AIM | Pull out every line with the word "script" from the entries below.
"""
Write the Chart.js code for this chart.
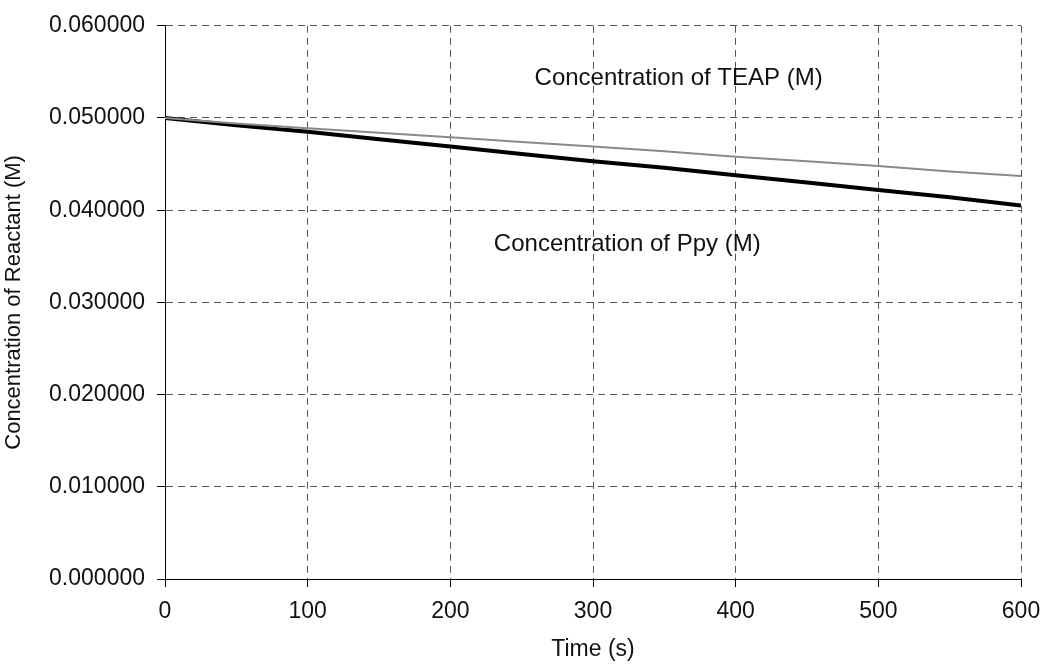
<!DOCTYPE html>
<html>
<head>
<meta charset="utf-8">
<title>Concentration of Reactant</title>
<script src="https://cdn.jsdelivr.net/npm/chart.js@4/dist/chart.umd.min.js"></script>
<style>
  html, body { margin: 0; padding: 0; background: #fff; }
  #wrap { width: 1045px; height: 672px; }
</style>
</head>
<body>
<div id="wrap"><canvas id="chart" width="1045" height="672"></canvas></div>
<script>
// time in seconds
const times = [0, 50, 100, 150, 200, 250, 300, 350, 400, 450, 500, 550, 600]
// concentrations (M)
const teap = [0.0500, 0.0494, 0.0489, 0.0484, 0.0479, 0.0474, 0.0469, 0.0464, 0.0458, 0.0453, 0.0448, 0.0442, 0.0437]
const ppy = [0.0500, 0.0492, 0.0485, 0.0477, 0.0469, 0.0461, 0.0453, 0.0446, 0.0438, 0.0430, 0.0422, 0.0414, 0.0405]

const seriesLabels = ['Concentration of TEAP (M)', 'Concentration of Ppy (M)']
// where the in-plot labels sit, in data units
const labelSpots = [
    { text: seriesLabels[0], x: 360, y: 0.0543 },
    { text: seriesLabels[1], x: 324, y: 0.0363 }
]

const font = '"Liberation Sans", Arial, sans-serif'

const toPoints = (ys) => times.map((t, i) => ({ x: t, y: ys[i] }))

const inPlotLabels = {
    id: 'inPlotLabels',
    afterDatasetsDraw(chart) {
        const { ctx, scales } = chart
        ctx.save()
        ctx.font = '24px ' + font
        ctx.fillStyle = '#111'
        ctx.textAlign = 'center'
        ctx.textBaseline = 'middle'
        labelSpots.forEach(l => {
            ctx.fillText(l.text, scales.x.getPixelForValue(l.x), scales.y.getPixelForValue(l.y))
        })
        ctx.restore()
    }
}

const gridOpts = {
    color: '#555',
    lineWidth: 1,
    tickLength: 8,
    tickColor: '#000',
    tickBorderDash: []
}
// in v4 border.dash is what dashes the grid lines; the axis line stays solid
const borderOpts = { display: true, color: '#000', width: 1, dash: [7, 5] }

new Chart(document.getElementById('chart'), {
    type: 'line',
    data: {
        datasets: [
            {
                label: seriesLabels[0],
                data: toPoints(teap),
                borderColor: '#8a8a8a',
                borderWidth: 2,
                pointRadius: 0,
                tension: 0
            },
            {
                label: seriesLabels[1],
                data: toPoints(ppy),
                borderColor: '#000',
                borderWidth: 4,
                pointRadius: 0,
                tension: 0
            }
        ]
    },
    options: {
        responsive: false,
        animation: false,
        layout: { padding: { top: 25, right: 24, left: 0, bottom: 0 } },
        plugins: { legend: { display: false }, tooltip: { enabled: false } },
        scales: {
            x: {
                type: 'linear',
                min: 0,
                max: 600,
                afterFit(axis) {
                    axis.height = 93
                    axis.paddingLeft = 0
                    axis.paddingRight = 0
                },
                ticks: {
                    stepSize: 100,
                    padding: 11,
                    color: '#111',
                    font: { family: font, size: 23 },
                    maxRotation: 0
                },
                grid: gridOpts,
                border: borderOpts,
                title: {
                    display: true,
                    text: 'Time (s)',
                    color: '#111',
                    font: { family: font, size: 23 },
                    padding: { top: 0, bottom: 9 }
                }
            },
            y: {
                min: 0,
                max: 0.06,
                afterFit(axis) { axis.width = 165 },
                ticks: {
                    stepSize: 0.01,
                    padding: 12,
                    color: '#111',
                    font: { family: font, size: 23 },
                    callback: (v) => v.toFixed(6)
                },
                grid: gridOpts,
                border: borderOpts,
                title: {
                    display: true,
                    text: 'Concentration of Reactant (M)',
                    color: '#111',
                    font: { family: font, size: 22 },
                    padding: { top: 1, bottom: 0 }
                }
            }
        }
    },
    plugins: [inPlotLabels]
})
</script>
</body>
</html>
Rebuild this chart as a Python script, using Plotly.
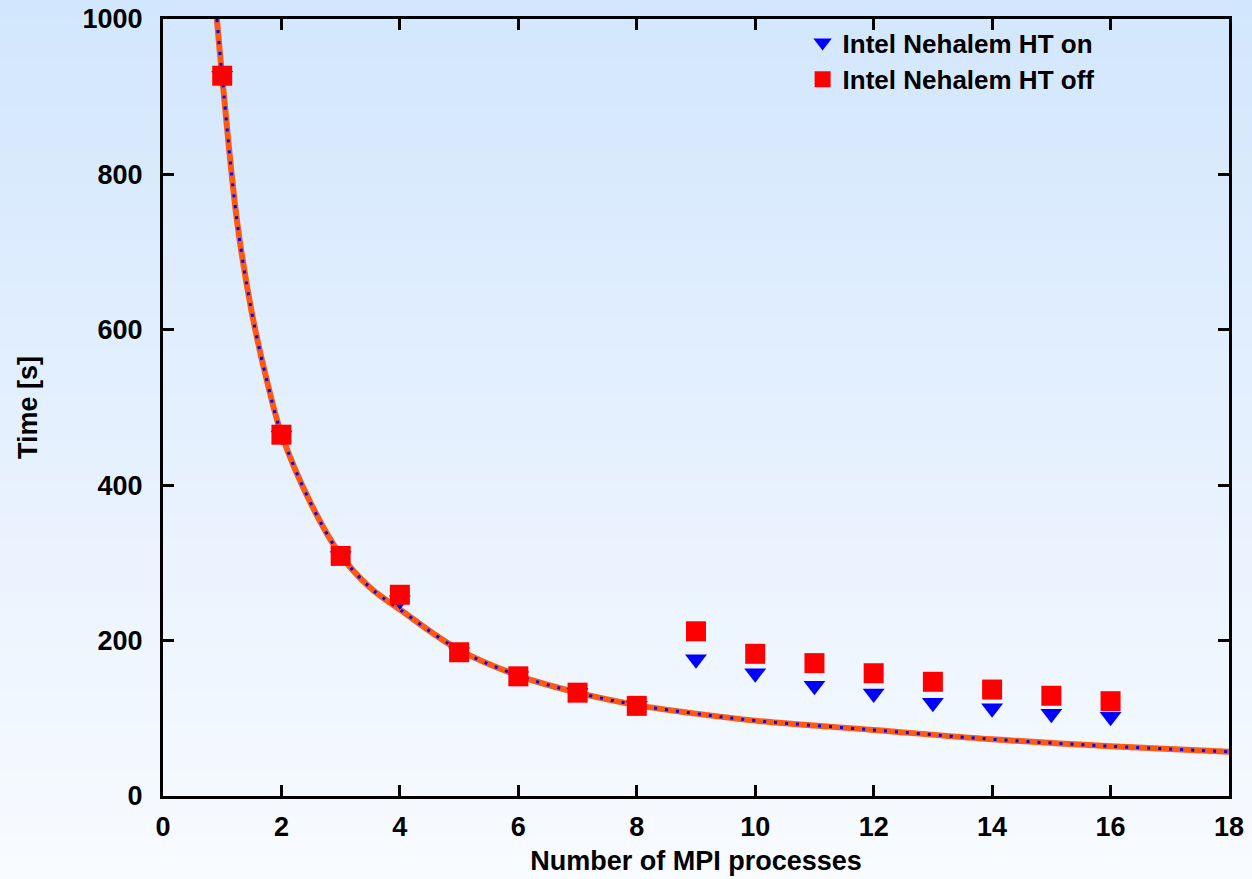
"""
ANSWER FOR THE TASK |
<script src="https://cdn.jsdelivr.net/npm/chart.js@4/dist/chart.umd.min.js"></script>
<script>
</script>
Rebuild this chart as a Python script, using Plotly.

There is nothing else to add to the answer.